DIRECTIONS FOR THIS TASK: Starting at the first line of the listing below, repeat each line exactly until the line containing "fig = plt.figure(figsize=(W", which you include. Leave out pictures.

─── STORED DATA

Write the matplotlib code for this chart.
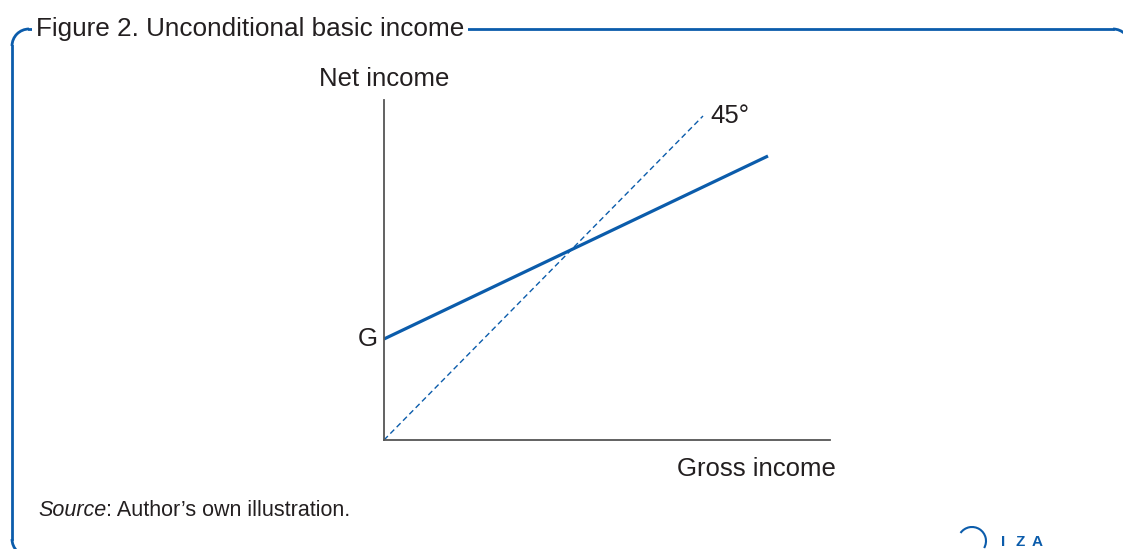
import numpy as np
import matplotlib.pyplot as plt
from matplotlib.patches import Arc

# chart values (arbitrary units)
gross = [0, 384]
net = [101, 284]          # G + (1 - t) * gross
diag_x = [0, 319]
diag_y = [0, 324]
g_level = 101

blue = '#0b5cab'
axis_col = '#555555'
txt = '#231f20'

plt.rcParams['font.family'] = ['Liberation Sans', 'DejaVu Sans']

W, H = 1123, 549
fig = plt.figure(figsize=(W / 100, H / 100), dpi=100)

# background axes in pixel units for the rounded frame
bg = fig.add_axes([0, 0, 1, 1], zorder=0)
bg.set_xlim(0, W)
bg.set_ylim(H, 0)
bg.axis('off')
r = 17
left, top, right, bottom = 12, 29, 1130, 556
bg.plot([left, left], [top + r, bottom - r], color=blue, lw=2)
bg.plot([left + r, right - r], [top, top], color=blue, lw=2)
bg.plot([right, right], [top + r, bottom - r], color=blue, lw=2)
for cx, cy, t1, t2 in [(left + r, top + r, 180, 270), (right - r, top + r, 270, 360),
                       (left + r, bottom - r, 90, 180)]:
    bg.add_patch(Arc((cx, cy), 2 * r, 2 * r, theta1=t1, theta2=t2, color=blue, lw=2))

# axes placed in pixels: origin (384, 440), width 446, height 340
ax = fig.add_axes([384 / W, 1 - 440 / H, 446 / W, 340 / H], zorder=1)
ax.set_xlim(0, 446)
ax.set_ylim(0, 340)
ax.plot(gross, net, color=blue, lw=2.3, solid_capstyle='butt')
ax.plot(diag_x, diag_y, color=blue, lw=1, ls=(0, (4, 2.5)))
for s in ['top', 'right']:
    ax.spines[s].set_visible(False)
for s in ['left', 'bottom']:
    ax.spines[s].set_color(axis_col)
    ax.spines[s].set_linewidth(1.3)
ax.set_xticks([])
ax.set_yticks([])
ax.patch.set_alpha(0)

fs = 18.5
ax.text(-6, g_level, 'G', ha='right', va='center', fontsize=fs, color=txt)
ax.text(diag_x[1] + 7, diag_y[1], '45°', ha='left', va='center', fontsize=fs, color=txt)
ax.text(0, 361, 'Net income', ha='center', va='center', fontsize=fs, color=txt)
ax.text(452, -29, 'Gross income', ha='right', va='center', fontsize=fs, color=txt)

fig.text(36 / W, 1 - 29 / H, 'Figure 2. Unconditional basic income', ha='left', va='center',
         fontsize=18.8, color=txt, zorder=2,
         bbox=dict(fc='white', ec='none', pad=3))

src = fig.text(38 / W, 1 - 511 / H, 'Source', style='italic', ha='left', va='center',
               fontsize=15.5, color=txt)
fig.canvas.draw()
bb = src.get_window_extent()
fig.text(bb.x1 / W, 1 - 511 / H, ': Author\u2019s own illustration.', ha='left', va='center',
         fontsize=15.5, color=txt)

# IZA mark
for lx, letter in zip([1003, 1020, 1037], 'IZA'):
    bg.text(lx, 549, letter, ha='center', va='bottom', fontsize=11,
            color=blue, fontweight='bold')
bg.add_patch(Arc((972, 541), 28, 28, theta1=215, theta2=30, color=blue, lw=1.5))

fig.savefig('out.png', dpi=100)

──────

EXERCISE RESPONSE:
Write the matplotlib code for this chart.
import numpy as np
import matplotlib.pyplot as plt
from matplotlib.patches import Arc

# chart values (arbitrary units)
gross = [0, 384]
net = [101, 284]          # G + (1 - t) * gross
diag_x = [0, 319]
diag_y = [0, 324]
g_level = 101

blue = '#0b5cab'
axis_col = '#555555'
txt = '#231f20'

plt.rcParams['font.family'] = ['Liberation Sans', 'DejaVu Sans']

W, H = 1123, 549
fig = plt.figure(figsize=(W / 100, H / 100), dpi=100)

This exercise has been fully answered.